The repetition of “it remains to be seen” is the defensible Treasury Secretary line. The bill has not been implemented. Its dynamic effects on growth, revenue, and behavior have not been observed in real-world data. Any honest statement about whether it will or will not add to the debt requires an acknowledgment that the answer depends on assumptions — assumptions the CBO makes one way and Laffer makes another.
Sewell wanted a binary answer. Bessent refused to give one. Democrats framed his refusal as evasion. Bessent’s framing is that it is intellectual honesty.
The CBO Number: $2.4 Trillion
The CBO’s scoring is the empirical reference point every Democrat in the hearing cited. “The Congressional Budget Office official score of this bill says that it increases the federal deficit by $2.4 trillion.” That is a large number, delivered with the authority of an independent analytical institution, and it is the Democratic case in one sentence.
Bessent’s Tariff Offset
Bessent’s response showed how the administration is modeling the bill’s net fiscal impact. “Sorry to interrupt, Congresswoman, but the CBO also said that tariff income over the 10-year window would be $2.8 trillion. So that would be $400 billion. You want to talk about dynamic scoring and all that.”
The argument: if you score the tax cuts at $2.4 trillion in additional deficit, you also have to score the tariff revenue at $2.8 trillion on the revenue side. Net that together, and Bessent is arguing, the bill’s fiscal impact is a $400 billion surplus, not a deficit of trillions.
The Democratic rejoinder, contained in Sewell’s response — “There’s nothing dynamic about that. You’re quoting the CBO. I’m quoting the CBO” — is that Bessent has not employed any exotic dynamic scoring. He has simply added a column the CBO itself produced. Whether that inclusion is appropriate depends on whether the tariff revenue estimate will hold.
Constituent Fear
Sewell then shifted registers from budget arithmetic to constituent experience. “But the reality is that I have constituents back home who are really scared. They’re scared that prices have gone up. This administration has promised that prices will go down. That absolutely has not occurred for them.”
The political logic of this move is clear. No voter in Sewell’s district is going to work through the CBO’s dynamic scoring methodology. But every voter feels grocery prices. By grounding the critique in constituent fear, Sewell turns a budget debate into a cost-of-living argument.
Bessent’s implicit counter — shown in his reference to tariff revenue and the overall architecture of the bill — is that the low-income voters Sewell describes would benefit from the bill’s wage and take-home pay increases. But that counter requires the audience to trust that the benefits will materialize, and constituents who are scared now are unlikely to give the benefit of the doubt.
”Another Tax On Them”
Sewell closed with the line Democrats will deploy on every tariff debate this cycle. “And every time they hear the word tariff, they think of the fact that it’s another tax on them that will be passed on to them for goods and services.”

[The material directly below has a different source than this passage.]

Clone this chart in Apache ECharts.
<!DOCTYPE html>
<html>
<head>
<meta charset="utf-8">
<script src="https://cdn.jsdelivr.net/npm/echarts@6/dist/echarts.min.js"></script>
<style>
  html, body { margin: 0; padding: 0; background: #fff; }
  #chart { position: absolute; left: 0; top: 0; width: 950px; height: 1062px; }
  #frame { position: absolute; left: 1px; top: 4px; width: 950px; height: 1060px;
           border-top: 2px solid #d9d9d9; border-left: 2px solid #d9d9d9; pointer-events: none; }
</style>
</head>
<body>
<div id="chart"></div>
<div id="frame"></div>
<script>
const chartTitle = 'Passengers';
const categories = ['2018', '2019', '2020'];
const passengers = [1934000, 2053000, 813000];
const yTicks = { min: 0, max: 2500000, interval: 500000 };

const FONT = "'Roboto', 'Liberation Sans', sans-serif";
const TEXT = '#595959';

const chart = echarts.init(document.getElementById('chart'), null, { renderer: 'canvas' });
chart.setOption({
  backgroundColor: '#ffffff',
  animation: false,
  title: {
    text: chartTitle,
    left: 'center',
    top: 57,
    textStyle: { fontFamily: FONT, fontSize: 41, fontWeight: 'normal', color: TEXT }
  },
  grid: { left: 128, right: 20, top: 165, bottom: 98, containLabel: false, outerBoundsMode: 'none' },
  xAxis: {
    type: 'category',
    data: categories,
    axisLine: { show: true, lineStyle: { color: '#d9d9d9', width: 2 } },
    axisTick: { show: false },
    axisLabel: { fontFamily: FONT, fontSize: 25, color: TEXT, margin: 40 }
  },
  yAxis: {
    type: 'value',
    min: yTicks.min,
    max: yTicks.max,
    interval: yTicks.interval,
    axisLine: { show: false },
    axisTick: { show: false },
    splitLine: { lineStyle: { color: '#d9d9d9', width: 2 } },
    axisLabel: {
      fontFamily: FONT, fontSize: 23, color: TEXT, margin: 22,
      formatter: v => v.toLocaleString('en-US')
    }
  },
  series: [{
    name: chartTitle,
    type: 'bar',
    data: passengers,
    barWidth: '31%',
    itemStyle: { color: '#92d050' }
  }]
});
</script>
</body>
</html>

Whether tariff costs are fully, partially, or barely passed through to consumers is an empirical question that economists have debated for generations. The May inflation print — with its “downside surprise” on core goods — is one data point suggesting the pass-through is smaller than critics predicted. But one month does not settle the question, and Sewell is betting that the political intuition that tariffs are just taxes in disguise will hold whether or not the data supports it.
The Debt Estimates Pile Up
Sewell closed with a stack of estimates from outside the CBO. “At any rate, not only do the CBOs say that this bill will increase the deficit by $2.4 trillion, the Committee for Responsible Federal Budget said $2.5 trillion, the Yale Budget Lab, $2.4 trillion. The point I’m trying to make is that you will add to the national debt over the span of this time.”

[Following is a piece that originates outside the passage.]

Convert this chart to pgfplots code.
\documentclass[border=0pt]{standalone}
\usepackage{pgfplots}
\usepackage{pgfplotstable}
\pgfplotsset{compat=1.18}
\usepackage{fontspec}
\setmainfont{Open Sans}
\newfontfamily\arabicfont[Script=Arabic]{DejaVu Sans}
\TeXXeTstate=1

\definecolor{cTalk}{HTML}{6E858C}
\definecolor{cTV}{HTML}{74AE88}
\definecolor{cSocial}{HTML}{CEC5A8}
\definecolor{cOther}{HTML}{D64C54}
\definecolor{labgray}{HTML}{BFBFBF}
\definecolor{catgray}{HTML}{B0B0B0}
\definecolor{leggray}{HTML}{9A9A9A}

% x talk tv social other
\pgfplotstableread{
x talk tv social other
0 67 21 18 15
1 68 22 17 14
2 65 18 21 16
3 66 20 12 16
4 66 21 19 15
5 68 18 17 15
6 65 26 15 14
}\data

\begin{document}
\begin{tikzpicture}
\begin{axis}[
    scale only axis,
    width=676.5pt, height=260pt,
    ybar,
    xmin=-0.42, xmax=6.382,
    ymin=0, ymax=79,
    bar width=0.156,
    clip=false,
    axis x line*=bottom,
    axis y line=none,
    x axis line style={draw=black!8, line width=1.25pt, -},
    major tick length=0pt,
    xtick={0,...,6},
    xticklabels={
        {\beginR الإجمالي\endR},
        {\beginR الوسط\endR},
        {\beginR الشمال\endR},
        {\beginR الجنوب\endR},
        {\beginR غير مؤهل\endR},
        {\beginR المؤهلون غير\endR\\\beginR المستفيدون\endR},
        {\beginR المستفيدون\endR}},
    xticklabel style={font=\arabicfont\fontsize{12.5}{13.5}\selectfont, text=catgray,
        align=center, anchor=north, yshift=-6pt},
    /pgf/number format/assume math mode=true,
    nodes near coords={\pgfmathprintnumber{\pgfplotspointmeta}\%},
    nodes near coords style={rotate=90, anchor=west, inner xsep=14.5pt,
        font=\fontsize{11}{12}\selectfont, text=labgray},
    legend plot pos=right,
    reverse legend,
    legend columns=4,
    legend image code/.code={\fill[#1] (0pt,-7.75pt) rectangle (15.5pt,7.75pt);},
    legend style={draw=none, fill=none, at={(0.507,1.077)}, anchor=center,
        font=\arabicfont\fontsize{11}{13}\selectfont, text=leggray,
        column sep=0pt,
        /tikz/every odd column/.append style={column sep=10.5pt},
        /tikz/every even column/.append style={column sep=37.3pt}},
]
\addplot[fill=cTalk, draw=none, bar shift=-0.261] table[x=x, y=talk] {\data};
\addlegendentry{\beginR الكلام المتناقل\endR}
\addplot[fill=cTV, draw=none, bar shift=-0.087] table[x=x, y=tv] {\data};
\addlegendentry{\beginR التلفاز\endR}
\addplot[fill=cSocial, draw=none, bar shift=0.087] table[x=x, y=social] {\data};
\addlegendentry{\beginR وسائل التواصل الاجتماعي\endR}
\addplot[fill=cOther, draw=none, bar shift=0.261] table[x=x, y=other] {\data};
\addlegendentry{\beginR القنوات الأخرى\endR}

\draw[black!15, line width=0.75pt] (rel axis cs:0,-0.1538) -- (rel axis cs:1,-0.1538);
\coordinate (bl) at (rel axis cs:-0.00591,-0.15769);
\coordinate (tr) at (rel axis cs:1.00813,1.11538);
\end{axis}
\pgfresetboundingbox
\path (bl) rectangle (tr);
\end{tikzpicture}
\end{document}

The convergence of the three estimates — $2.4 trillion, $2.5 trillion, $2.4 trillion — is meant to demonstrate that the CBO is not an outlier. Three independent analytical organizations came to essentially the same number. Bessent’s counter, rooted in the Laffer view, is that all three are using the same assumptions and none are modeling the growth dynamics the administration expects.
Two Economic Universes
The hearing, in the end, is a window into the reality that there are two coherent economic universes in Washington right now. One universe scores the bill at $2.4 trillion in additional debt, predicts tariff pass-through to consumers, warns of job losses, and treats the CBO as canonical. The other universe scores the bill with tariff revenue included, expects supply-side growth effects to offset static losses, predicts millions of jobs created, and cites Laffer as a legitimate counterweight to CBO methodology. Americans are being asked to choose between those universes in a fiscal debate they did not ask for, and the choice will define the trajectory of federal budgeting for a decade.
Key Takeaways
- Rochester: “This bill is bad for people…Hundreds of thousands of jobs are at risk because of this big bad bill.”

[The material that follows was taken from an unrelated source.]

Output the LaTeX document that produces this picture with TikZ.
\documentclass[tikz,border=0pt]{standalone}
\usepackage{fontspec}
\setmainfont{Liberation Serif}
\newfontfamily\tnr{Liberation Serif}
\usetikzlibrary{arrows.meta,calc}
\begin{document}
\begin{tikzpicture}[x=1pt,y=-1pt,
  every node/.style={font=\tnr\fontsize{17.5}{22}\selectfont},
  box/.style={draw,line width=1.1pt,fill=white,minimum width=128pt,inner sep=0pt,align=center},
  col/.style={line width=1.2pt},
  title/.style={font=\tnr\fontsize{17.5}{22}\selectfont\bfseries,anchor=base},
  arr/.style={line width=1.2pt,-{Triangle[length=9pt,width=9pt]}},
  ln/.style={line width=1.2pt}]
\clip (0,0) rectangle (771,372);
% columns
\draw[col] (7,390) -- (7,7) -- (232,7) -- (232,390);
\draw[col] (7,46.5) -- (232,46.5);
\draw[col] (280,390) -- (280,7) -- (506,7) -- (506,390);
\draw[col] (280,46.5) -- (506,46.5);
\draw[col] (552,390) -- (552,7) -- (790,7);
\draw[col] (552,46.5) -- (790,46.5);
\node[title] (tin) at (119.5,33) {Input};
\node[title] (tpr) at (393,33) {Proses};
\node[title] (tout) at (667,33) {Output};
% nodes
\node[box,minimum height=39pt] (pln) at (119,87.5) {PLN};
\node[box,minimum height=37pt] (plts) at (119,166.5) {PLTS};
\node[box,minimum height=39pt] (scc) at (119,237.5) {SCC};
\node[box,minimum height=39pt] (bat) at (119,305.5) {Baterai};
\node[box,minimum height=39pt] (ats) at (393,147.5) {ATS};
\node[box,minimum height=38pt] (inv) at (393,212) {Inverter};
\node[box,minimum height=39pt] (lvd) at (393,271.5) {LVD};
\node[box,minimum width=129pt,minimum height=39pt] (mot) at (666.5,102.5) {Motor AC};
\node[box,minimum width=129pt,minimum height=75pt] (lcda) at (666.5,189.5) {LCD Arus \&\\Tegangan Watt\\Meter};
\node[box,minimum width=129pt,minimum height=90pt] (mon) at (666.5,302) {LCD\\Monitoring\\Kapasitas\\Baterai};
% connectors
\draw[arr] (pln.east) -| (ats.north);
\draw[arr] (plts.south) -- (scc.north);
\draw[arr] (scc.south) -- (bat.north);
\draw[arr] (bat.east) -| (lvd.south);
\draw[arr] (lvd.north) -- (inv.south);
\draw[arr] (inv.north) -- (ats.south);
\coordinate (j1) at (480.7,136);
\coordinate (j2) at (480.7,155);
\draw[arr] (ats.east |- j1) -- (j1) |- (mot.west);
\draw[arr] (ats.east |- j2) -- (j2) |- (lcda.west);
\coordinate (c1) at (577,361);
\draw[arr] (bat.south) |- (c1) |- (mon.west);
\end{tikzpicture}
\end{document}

- Thompson demanded “one study performed by an expert PhD economist who is not on the payroll of this administration that says that this legislation will not add to our national debt.” Bessent: “Yes. Art Laffer.”
- Thompson’s response: “Art Laffer? Great. I don’t think that one counts.”
- Bessent’s tariff offset argument: “the CBO also said that tariff income over the 10-year window would be $2.8 trillion. So that would be $400 billion” surplus against the $2.4T CBO score.
- Debt estimates stack up: “the CBOs say that this bill will increase the deficit by $2.4 trillion, the Committee for Responsible Federal Budget said $2.5 trillion, the Yale Budget Lab, $2.4 trillion.”